» What you will do: Give an exact copy of every line, leaving images out.

■ ■ ■ ■ ■ ■ ■

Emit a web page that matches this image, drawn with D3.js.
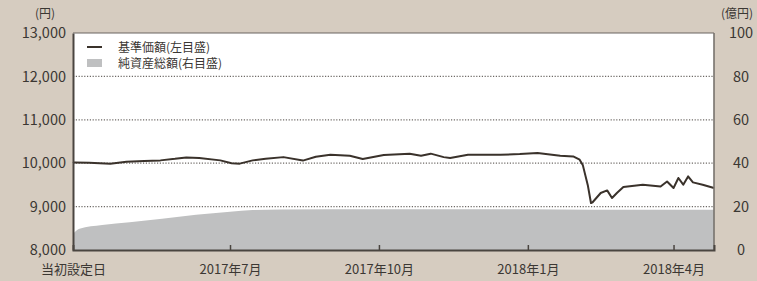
<!DOCTYPE html>
<html><head><meta charset="utf-8">
<script src="https://cdn.jsdelivr.net/npm/d3@7"></script>
<style>
body{margin:0;background:#d6ccc0;}
svg{display:block;}
text{font-family:"Noto Sans CJK JP","Noto Sans",sans-serif;fill:#3b3733;}
</style></head><body>
<svg id="c" width="757" height="281"></svg>
<script>
// ---- data ----
const navDates = ["2017-03-26","2017-03-27","2017-04-05","2017-04-18","2017-04-28","2017-05-09","2017-05-19","2017-05-28","2017-06-04","2017-06-12","2017-06-25","2017-07-02","2017-07-07","2017-07-15","2017-07-23","2017-08-03","2017-08-15","2017-08-23","2017-09-01","2017-09-13","2017-09-21","2017-10-04","2017-10-20","2017-10-27","2017-11-02","2017-11-10","2017-11-14","2017-11-25","2017-12-15","2017-12-27","2018-01-07","2018-01-21","2018-01-29","2018-02-02","2018-02-04","2018-02-07","2018-02-09","2018-02-10","2018-02-15","2018-02-19","2018-02-22","2018-02-25","2018-03-01","2018-03-13","2018-03-24","2018-03-28","2018-04-01","2018-04-04","2018-04-07","2018-04-10","2018-04-13","2018-04-19","2018-04-26"];
const navValues = [10000,10018,10010,9990,10035,10050,10065,10100,10134,10120,10065,10000,9990,10065,10100,10140,10060,10150,10195,10170,10095,10190,10220,10170,10220,10140,10120,10195,10195,10210,10235,10170,10155,10080,9950,9500,9083,9100,9313,9373,9198,9313,9452,9505,9465,9580,9428,9659,9505,9696,9558,9505,9428];
const assetDates = ["2017-03-26","2017-03-30","2017-04-13","2017-04-30","2017-05-20","2017-06-10","2017-07-01","2017-07-15","2017-08-01","2017-10-01","2018-01-01","2018-02-09","2018-04-26"];
const assetValues = [7.5,9.8,11.5,12.8,14.4,16.2,17.6,18.4,18.7,18.8,18.8,18.6,18.6];
const leftTicks = [8000,9000,10000,11000,12000,13000];
const rightTicks = [0,20,40,60,80,100];
const xTickDates = ["2017-03-26","2017-07-01","2017-10-01","2018-01-01","2018-04-01"];
const xTickLabels = ["当初設定日","2017年7月","2017年10月","2018年1月","2018年4月"];
const legendLabels = ["基準価額(左目盛)","純資産総額(右目盛)"];

// ---- layout ----
const parse = d3.timeParse("%Y-%m-%d");
const L = 73, R = 714, T = 33, B = 250;
const svg = d3.select("#c");
const x = d3.scaleTime().domain([parse("2017-03-26"), parse("2018-04-26")]).range([L, R]);
const yL = d3.scaleLinear().domain([8000, 13000]).range([B, T]);
const yR = d3.scaleLinear().domain([0, 100]).range([B, T]);

svg.append("rect").attr("x",L).attr("y",T).attr("width",R-L).attr("height",B-T).attr("fill","#ffffff");

// area
const aData = assetDates.map((d,i)=>({d:parse(d),v:assetValues[i]}));
svg.append("path").datum(aData)
  .attr("d", d3.area().x(d=>x(d.d)).y0(B).y1(d=>yR(d.v)).curve(d3.curveMonotoneX))
  .attr("fill","#bfc0c1");

// grid
svg.append("g").selectAll("line").data(leftTicks.filter(t=>t>8000 && t<13000)).join("line")
  .attr("x1",L).attr("x2",R).attr("y1",d=>yL(d)).attr("y2",d=>yL(d))
  .attr("stroke","#6e6a66").attr("stroke-width",1.3).attr("stroke-dasharray","1.2,1.6");

// line
const nData = navDates.map((d,i)=>({d:parse(d),v:navValues[i]}));
svg.append("path").datum(nData)
  .attr("d", d3.line().x(d=>x(d.d)).y(d=>yL(d.v)))
  .attr("fill","none").attr("stroke","#3a322b").attr("stroke-width",2).attr("stroke-linejoin","round");

// frame
svg.append("line").attr("x1",L).attr("x2",R).attr("y1",T).attr("y2",T).attr("stroke","#6b6560").attr("stroke-width",1.2);
svg.append("line").attr("x1",R).attr("x2",R).attr("y1",T).attr("y2",B).attr("stroke","#77726d").attr("stroke-width",1.6);

// axes
const axL = svg.append("g").attr("transform",`translate(${L},0)`)
  .call(d3.axisLeft(yL).tickValues(leftTicks).tickFormat(d3.format(",")).tickSize(0).tickPadding(7));
axL.select(".domain").attr("stroke","#4a4540").attr("stroke-width",2);
axL.selectAll("text").attr("font-size",14.5).attr("font-family","'Open Sans','Noto Sans',sans-serif").attr("fill","#3b3733");

const axR = svg.append("g").attr("transform",`translate(${R},0)`)
  .call(d3.axisRight(yR).tickValues(rightTicks).tickSize(0).tickPadding(0));
axR.select(".domain").remove();
axR.selectAll("text").attr("font-size",14.5).attr("text-anchor","middle").attr("x",27)
  .attr("font-family","'Open Sans','Noto Sans',sans-serif").attr("fill","#3b3733");

const axB = svg.append("g").attr("transform",`translate(0,${B})`)
  .call(d3.axisBottom(x).tickValues(xTickDates.map(parse)).tickFormat((d,i)=>xTickLabels[i]).tickSize(-5).tickPadding(10));
axB.select(".domain").attr("stroke","#4a4540").attr("stroke-width",2);
axB.selectAll(".tick line").attr("stroke","#4a4540").attr("stroke-width",1.5);
axB.selectAll(".tick").filter((d,i)=>i===0).select("line").remove();
axB.selectAll("text").attr("font-size",13).attr("y",23.5).attr("dy",0).attr("fill","#3b3733");

// units
svg.append("text").attr("x",45).attr("y",18).attr("text-anchor","middle").attr("font-size",12).text("(円)");
svg.append("text").attr("x",737).attr("y",18).attr("text-anchor","middle").attr("font-size",12).text("(億円)");

// legend
const lg = svg.append("g");
lg.append("line").attr("x1",87).attr("x2",102).attr("y1",47).attr("y2",47).attr("stroke","#3a322b").attr("stroke-width",2);
lg.append("rect").attr("x",87).attr("y",59).attr("width",15).attr("height",8).attr("fill","#bfc0c1");
lg.selectAll("text").data(legendLabels).join("text")
  .attr("x",118).attr("y",(d,i)=>51.5+i*16).attr("font-size",12).attr("fill","#55504b").text(d=>d);
</script>
</body></html>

■ ■ ■ ■ ■ ■ ■

» Problem solution:
Emit a web page that matches this image, drawn with D3.js.
<!DOCTYPE html>
<html><head><meta charset="utf-8">
<script src="https://cdn.jsdelivr.net/npm/d3@7"></script>
<style>
body{margin:0;background:#d6ccc0;}
svg{display:block;}
text{font-family:"Noto Sans CJK JP","Noto Sans",sans-serif;fill:#3b3733;}
</style></head><body>
<svg id="c" width="757" height="281"></svg>
<script>
// ---- data ----
const navDates = ["2017-03-26","2017-03-27","2017-04-05","2017-04-18","2017-04-28","2017-05-09","2017-05-19","2017-05-28","2017-06-04","2017-06-12","2017-06-25","2017-07-02","2017-07-07","2017-07-15","2017-07-23","2017-08-03","2017-08-15","2017-08-23","2017-09-01","2017-09-13","2017-09-21","2017-10-04","2017-10-20","2017-10-27","2017-11-02","2017-11-10","2017-11-14","2017-11-25","2017-12-15","2017-12-27","2018-01-07","2018-01-21","2018-01-29","2018-02-02","2018-02-04","2018-02-07","2018-02-09","2018-02-10","2018-02-15","2018-02-19","2018-02-22","2018-02-25","2018-03-01","2018-03-13","2018-03-24","2018-03-28","2018-04-01","2018-04-04","2018-04-07","2018-04-10","2018-04-13","2018-04-19","2018-04-26"];
const navValues = [10000,10018,10010,9990,10035,10050,10065,10100,10134,10120,10065,10000,9990,10065,10100,10140,10060,10150,10195,10170,10095,10190,10220,10170,10220,10140,10120,10195,10195,10210,10235,10170,10155,10080,9950,9500,9083,9100,9313,9373,9198,9313,9452,9505,9465,9580,9428,9659,9505,9696,9558,9505,9428];
const assetDates = ["2017-03-26","2017-03-30","2017-04-13","2017-04-30","2017-05-20","2017-06-10","2017-07-01","2017-07-15","2017-08-01","2017-10-01","2018-01-01","2018-02-09","2018-04-26"];
const assetValues = [7.5,9.8,11.5,12.8,14.4,16.2,17.6,18.4,18.7,18.8,18.8,18.6,18.6];
const leftTicks = [8000,9000,10000,11000,12000,13000];
const rightTicks = [0,20,40,60,80,100];
const xTickDates = ["2017-03-26","2017-07-01","2017-10-01","2018-01-01","2018-04-01"];
const xTickLabels = ["当初設定日","2017年7月","2017年10月","2018年1月","2018年4月"];
const legendLabels = ["基準価額(左目盛)","純資産総額(右目盛)"];

// ---- layout ----
const parse = d3.timeParse("%Y-%m-%d");
const L = 73, R = 714, T = 33, B = 250;
const svg = d3.select("#c");
const x = d3.scaleTime().domain([parse("2017-03-26"), parse("2018-04-26")]).range([L, R]);
const yL = d3.scaleLinear().domain([8000, 13000]).range([B, T]);
const yR = d3.scaleLinear().domain([0, 100]).range([B, T]);

svg.append("rect").attr("x",L).attr("y",T).attr("width",R-L).attr("height",B-T).attr("fill","#ffffff");

// area
const aData = assetDates.map((d,i)=>({d:parse(d),v:assetValues[i]}));
svg.append("path").datum(aData)
  .attr("d", d3.area().x(d=>x(d.d)).y0(B).y1(d=>yR(d.v)).curve(d3.curveMonotoneX))
  .attr("fill","#bfc0c1");

// grid
svg.append("g").selectAll("line").data(leftTicks.filter(t=>t>8000 && t<13000)).join("line")
  .attr("x1",L).attr("x2",R).attr("y1",d=>yL(d)).attr("y2",d=>yL(d))
  .attr("stroke","#6e6a66").attr("stroke-width",1.3).attr("stroke-dasharray","1.2,1.6");

// line
const nData = navDates.map((d,i)=>({d:parse(d),v:navValues[i]}));
svg.append("path").datum(nData)
  .attr("d", d3.line().x(d=>x(d.d)).y(d=>yL(d.v)))
  .attr("fill","none").attr("stroke","#3a322b").attr("stroke-width",2).attr("stroke-linejoin","round");

// frame
svg.append("line").attr("x1",L).attr("x2",R).attr("y1",T).attr("y2",T).attr("stroke","#6b6560").attr("stroke-width",1.2);
svg.append("line").attr("x1",R).attr("x2",R).attr("y1",T).attr("y2",B).attr("stroke","#77726d").attr("stroke-width",1.6);

// axes
const axL = svg.append("g").attr("transform",`translate(${L},0)`)
  .call(d3.axisLeft(yL).tickValues(leftTicks).tickFormat(d3.format(",")).tickSize(0).tickPadding(7));
axL.select(".domain").attr("stroke","#4a4540").attr("stroke-width",2);
axL.selectAll("text").attr("font-size",14.5).attr("font-family","'Open Sans','Noto Sans',sans-serif").attr("fill","#3b3733");

const axR = svg.append("g").attr("transform",`translate(${R},0)`)
  .call(d3.axisRight(yR).tickValues(rightTicks).tickSize(0).tickPadding(0));
axR.select(".domain").remove();
axR.selectAll("text").attr("font-size",14.5).attr("text-anchor","middle").attr("x",27)
  .attr("font-family","'Open Sans','Noto Sans',sans-serif").attr("fill","#3b3733");

const axB = svg.append("g").attr("transform",`translate(0,${B})`)
  .call(d3.axisBottom(x).tickValues(xTickDates.map(parse)).tickFormat((d,i)=>xTickLabels[i]).tickSize(-5).tickPadding(10));
axB.select(".domain").attr("stroke","#4a4540").attr("stroke-width",2);
axB.selectAll(".tick line").attr("stroke","#4a4540").attr("stroke-width",1.5);
axB.selectAll(".tick").filter((d,i)=>i===0).select("line").remove();
axB.selectAll("text").attr("font-size",13).attr("y",23.5).attr("dy",0).attr("fill","#3b3733");

// units
svg.append("text").attr("x",45).attr("y",18).attr("text-anchor","middle").attr("font-size",12).text("(円)");
svg.append("text").attr("x",737).attr("y",18).attr("text-anchor","middle").attr("font-size",12).text("(億円)");

// legend
const lg = svg.append("g");
lg.append("line").attr("x1",87).attr("x2",102).attr("y1",47).attr("y2",47).attr("stroke","#3a322b").attr("stroke-width",2);
lg.append("rect").attr("x",87).attr("y",59).attr("width",15).attr("height",8).attr("fill","#bfc0c1");
lg.selectAll("text").data(legendLabels).join("text")
  .attr("x",118).attr("y",(d,i)=>51.5+i*16).attr("font-size",12).attr("fill","#55504b").text(d=>d);
</script>
</body></html>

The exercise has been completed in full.